> Task directions
Retype each line exactly. Skip images.

> Task material
╔══

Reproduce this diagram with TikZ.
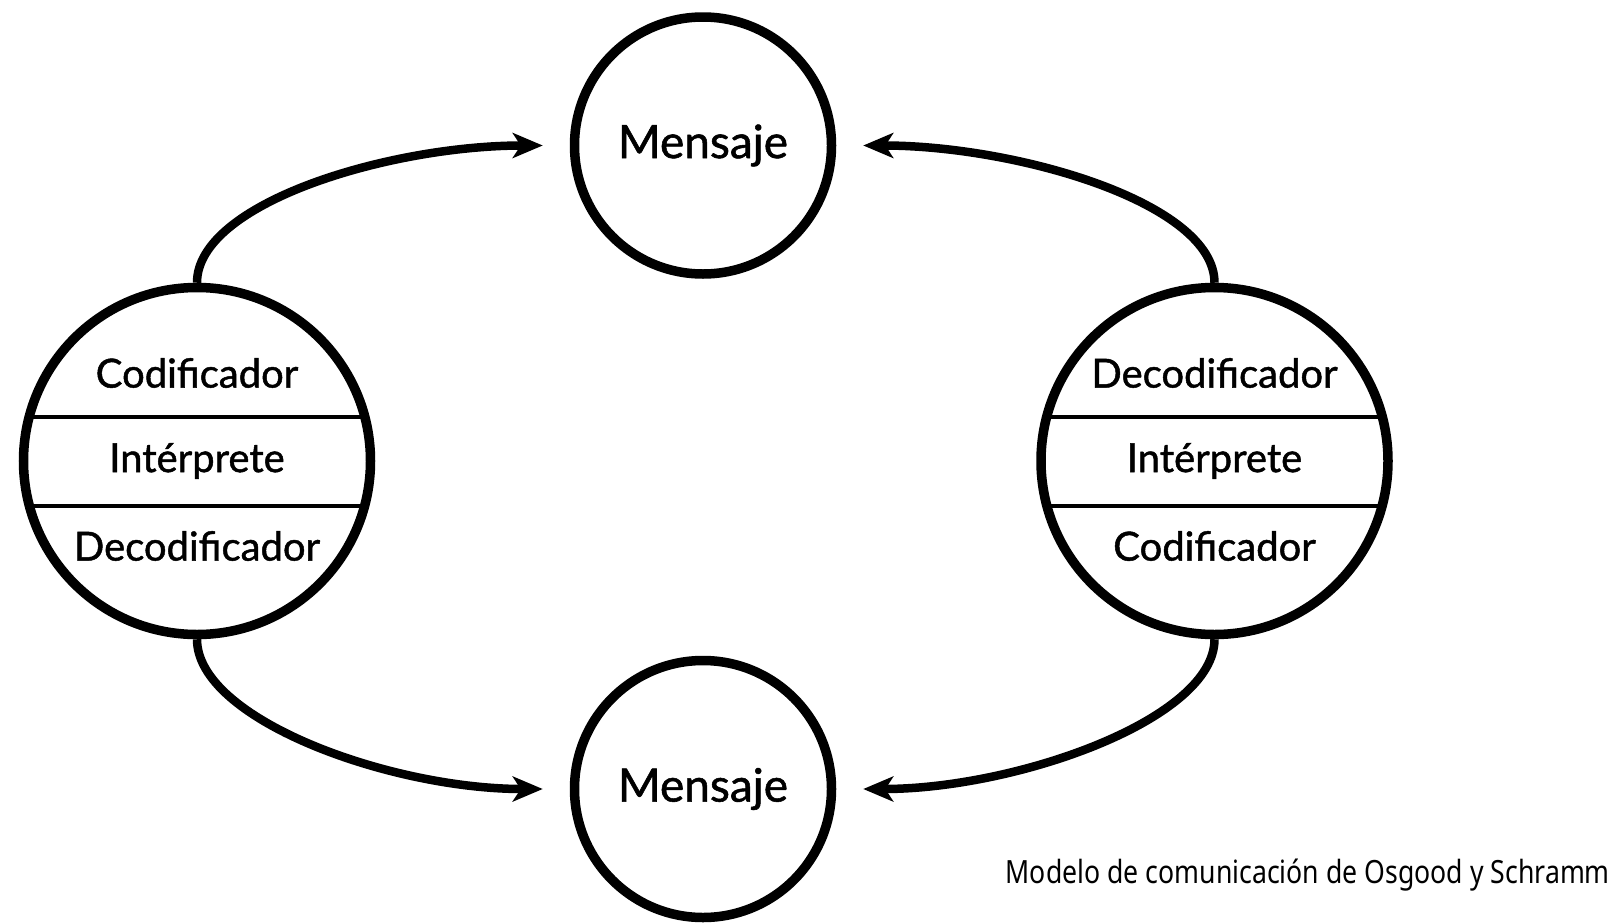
\documentclass[tikz,border=0pt]{standalone}
\usepackage{fontspec}
\setmainfont{Lato}
\newfontfamily\lblfont{Lato}[FakeBold=1.2]
\newfontfamily\capfont{Noto Sans}
\usetikzlibrary{arrows.meta}
\tikzset{
  msgnode/.style={circle, draw, line width=9.5pt, minimum size=257pt, inner sep=0pt,
    font=\lblfont\fontsize{46}{56}\selectfont},
  agentnode/.style={circle, draw, line width=9.5pt, minimum size=347pt, inner sep=0pt},
  rowtext/.style={font=\lblfont\fontsize{40}{50}\selectfont, inner sep=0pt},
  divider/.style={line width=4.5pt},
  flow/.style={line width=8.5pt, -{Stealth[length=30pt,width=25pt,inset=8pt]}, shorten >=27pt},
}
\begin{document}
\begin{tikzpicture}[x=1pt,y=-1pt]
\useasboundingbox[fill=white] (0,0) rectangle (1618,924);
\node[msgnode] (M1) at (703,145.5) {Mensaje};
\node[msgnode] (M2) at (703,789) {Mensaje};
\node[agentnode] (L) at (197,461) {};
\node[agentnode] (R) at (1214.5,461) {};
% left rows
\node[rowtext] (L1) at (197,373) {Codificador};
\node[rowtext] (L2) at (197,461) {Intérprete};
\node[rowtext] (L3) at (197,546) {Decodificador};
\node[rowtext] (R1) at (1214.5,373) {Decodificador};
\node[rowtext] (R2) at (1214.5,461) {Intérprete};
\node[rowtext] (R3) at (1214.5,546) {Codificador};
% dividers
\begin{scope}
\clip (L) circle (173pt);
\draw[divider] (20,417) -- (374,417);
\draw[divider] (20,506) -- (374,506);
\end{scope}
\begin{scope}
\clip (R) circle (173pt);
\draw[divider] (1038,417) -- (1392,417);
\draw[divider] (1038,506) -- (1392,506);
\end{scope}
% arrows
\draw[flow] (L.north) .. controls +(0,-80) and +(-180,0) .. (M1.west);
\draw[flow] (R.north) .. controls +(0,-80) and +(180,0) .. (M1.east);
\draw[flow] (L.south) .. controls +(0,80) and +(-180,0) .. (M2.west);
\draw[flow] (R.south) .. controls +(0,80) and +(180,0) .. (M2.east);
% caption
\node[anchor=east, inner sep=0pt, font=\capfont\fontsize{32}{38}\selectfont] (cap) at (1610,875)
  {\resizebox{604pt}{\height}{Modelo de comunicación de Osgood y Schramm}};
\end{tikzpicture}
\end{document}
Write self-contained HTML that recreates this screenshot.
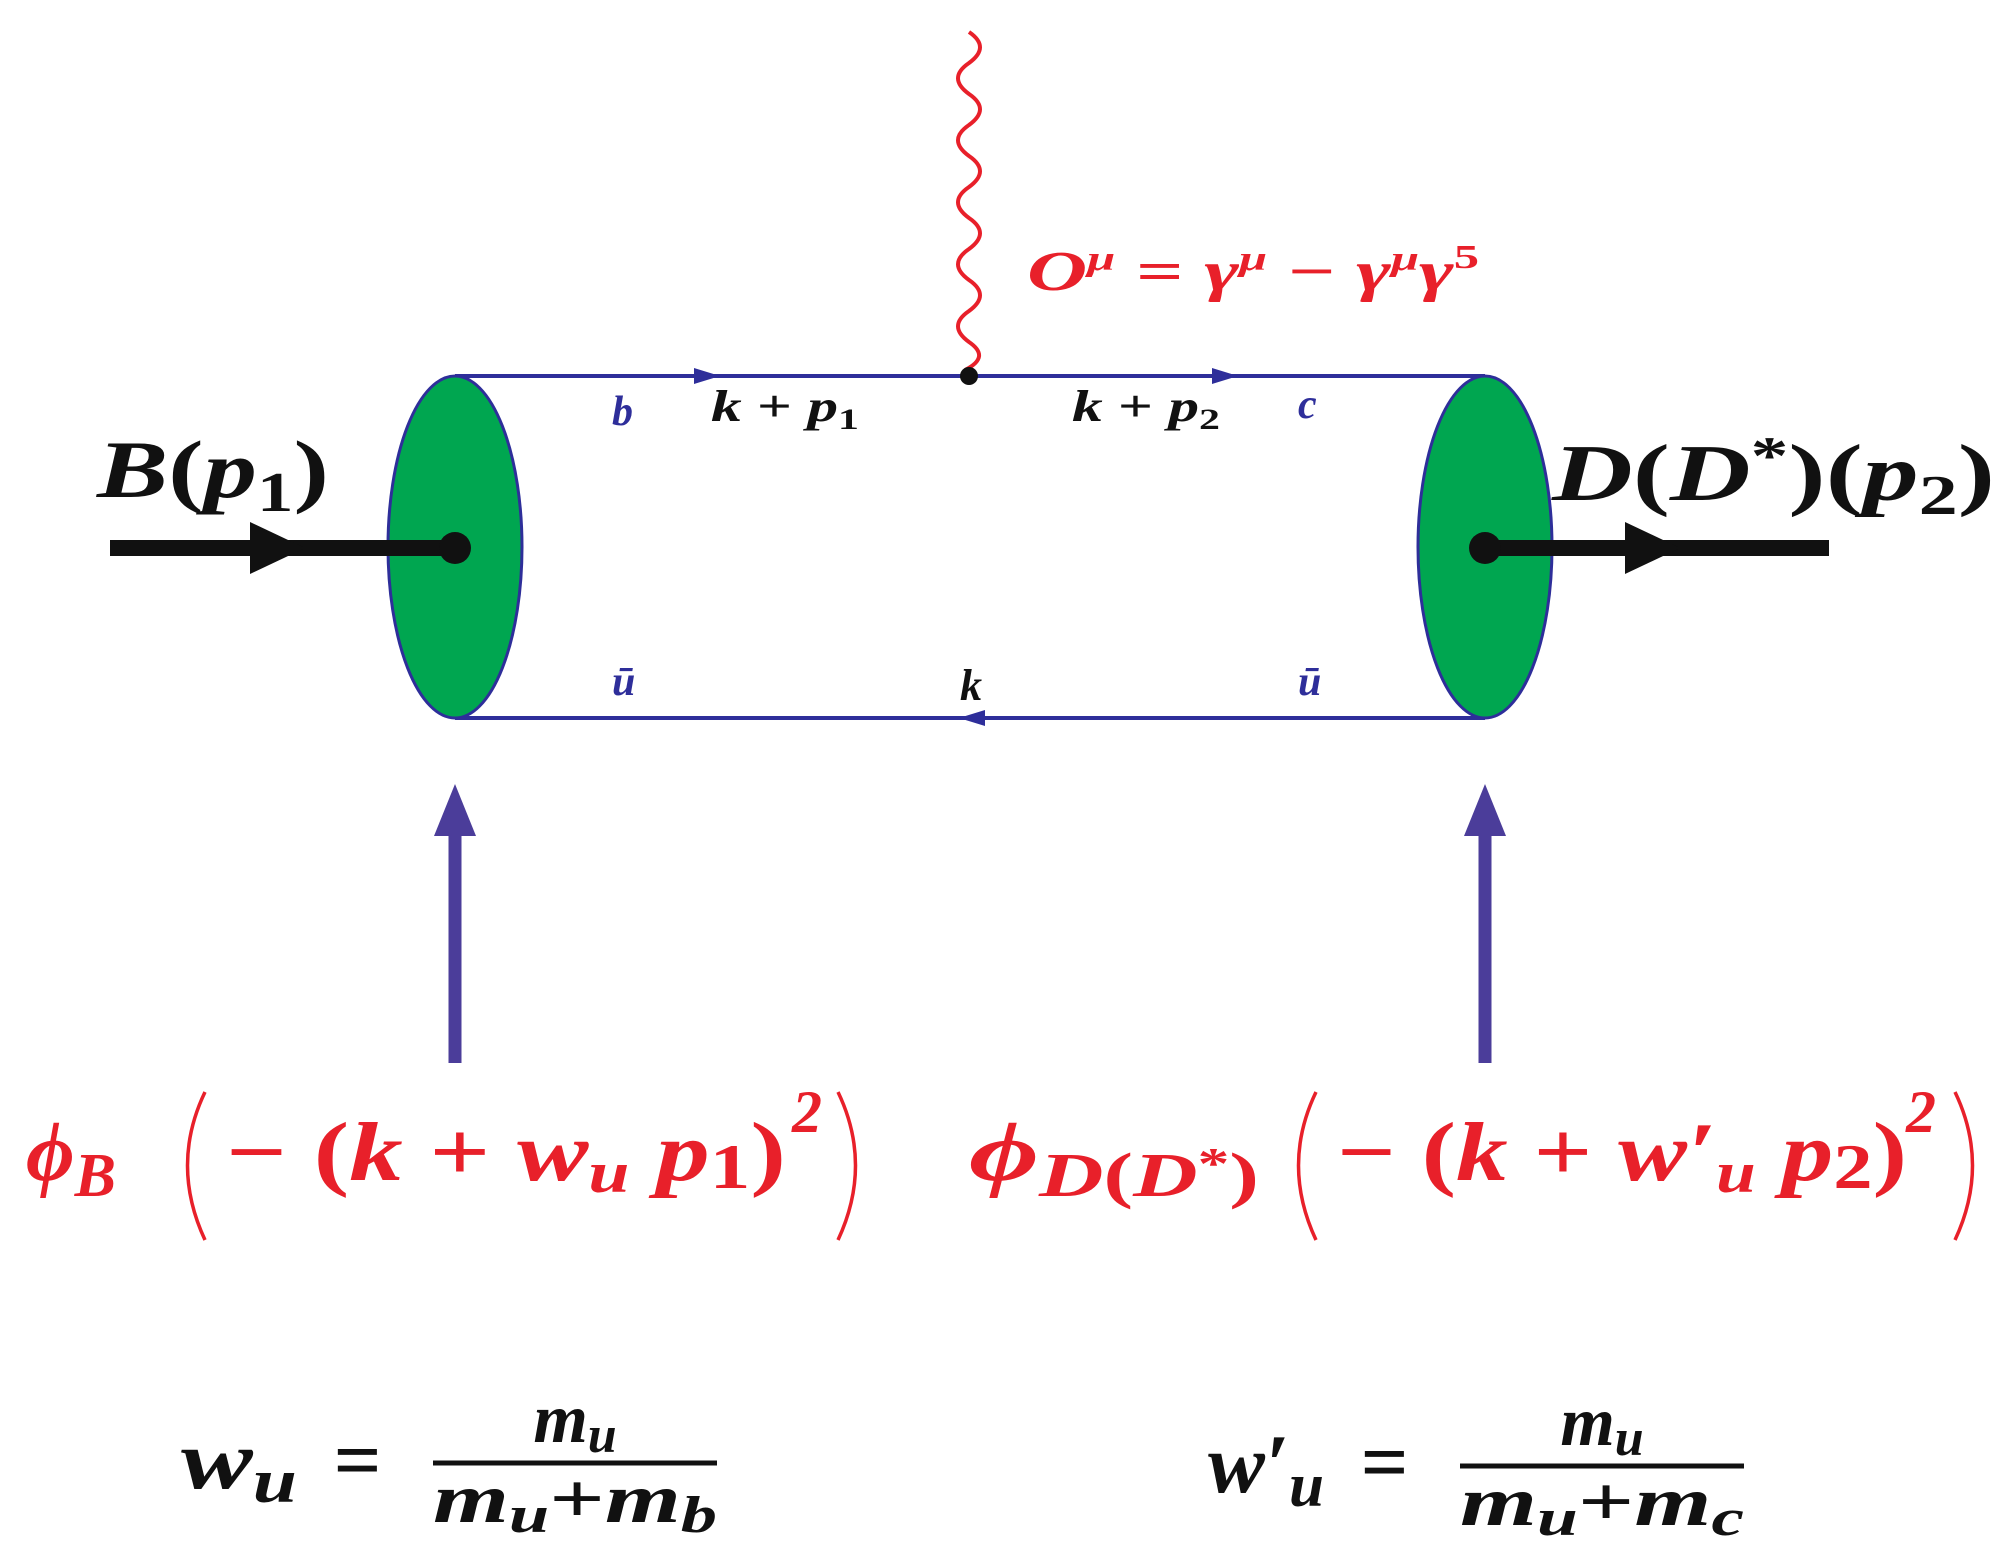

╚══

> The output
Reproduce this diagram with TikZ.
\documentclass[tikz,border=0pt]{standalone}
\usepackage{fontspec}
\setmainfont{Lato}
\newfontfamily\lblfont{Lato}[FakeBold=1.2]
\newfontfamily\capfont{Noto Sans}
\usetikzlibrary{arrows.meta}
\tikzset{
  msgnode/.style={circle, draw, line width=9.5pt, minimum size=257pt, inner sep=0pt,
    font=\lblfont\fontsize{46}{56}\selectfont},
  agentnode/.style={circle, draw, line width=9.5pt, minimum size=347pt, inner sep=0pt},
  rowtext/.style={font=\lblfont\fontsize{40}{50}\selectfont, inner sep=0pt},
  divider/.style={line width=4.5pt},
  flow/.style={line width=8.5pt, -{Stealth[length=30pt,width=25pt,inset=8pt]}, shorten >=27pt},
}
\begin{document}
\begin{tikzpicture}[x=1pt,y=-1pt]
\useasboundingbox[fill=white] (0,0) rectangle (1618,924);
\node[msgnode] (M1) at (703,145.5) {Mensaje};
\node[msgnode] (M2) at (703,789) {Mensaje};
\node[agentnode] (L) at (197,461) {};
\node[agentnode] (R) at (1214.5,461) {};
% left rows
\node[rowtext] (L1) at (197,373) {Codificador};
\node[rowtext] (L2) at (197,461) {Intérprete};
\node[rowtext] (L3) at (197,546) {Decodificador};
\node[rowtext] (R1) at (1214.5,373) {Decodificador};
\node[rowtext] (R2) at (1214.5,461) {Intérprete};
\node[rowtext] (R3) at (1214.5,546) {Codificador};
% dividers
\begin{scope}
\clip (L) circle (173pt);
\draw[divider] (20,417) -- (374,417);
\draw[divider] (20,506) -- (374,506);
\end{scope}
\begin{scope}
\clip (R) circle (173pt);
\draw[divider] (1038,417) -- (1392,417);
\draw[divider] (1038,506) -- (1392,506);
\end{scope}
% arrows
\draw[flow] (L.north) .. controls +(0,-80) and +(-180,0) .. (M1.west);
\draw[flow] (R.north) .. controls +(0,-80) and +(180,0) .. (M1.east);
\draw[flow] (L.south) .. controls +(0,80) and +(-180,0) .. (M2.west);
\draw[flow] (R.south) .. controls +(0,80) and +(180,0) .. (M2.east);
% caption
\node[anchor=east, inner sep=0pt, font=\capfont\fontsize{32}{38}\selectfont] (cap) at (1610,875)
  {\resizebox{604pt}{\height}{Modelo de comunicación de Osgood y Schramm}};
\end{tikzpicture}
\end{document}
Write self-contained HTML that recreates this screenshot.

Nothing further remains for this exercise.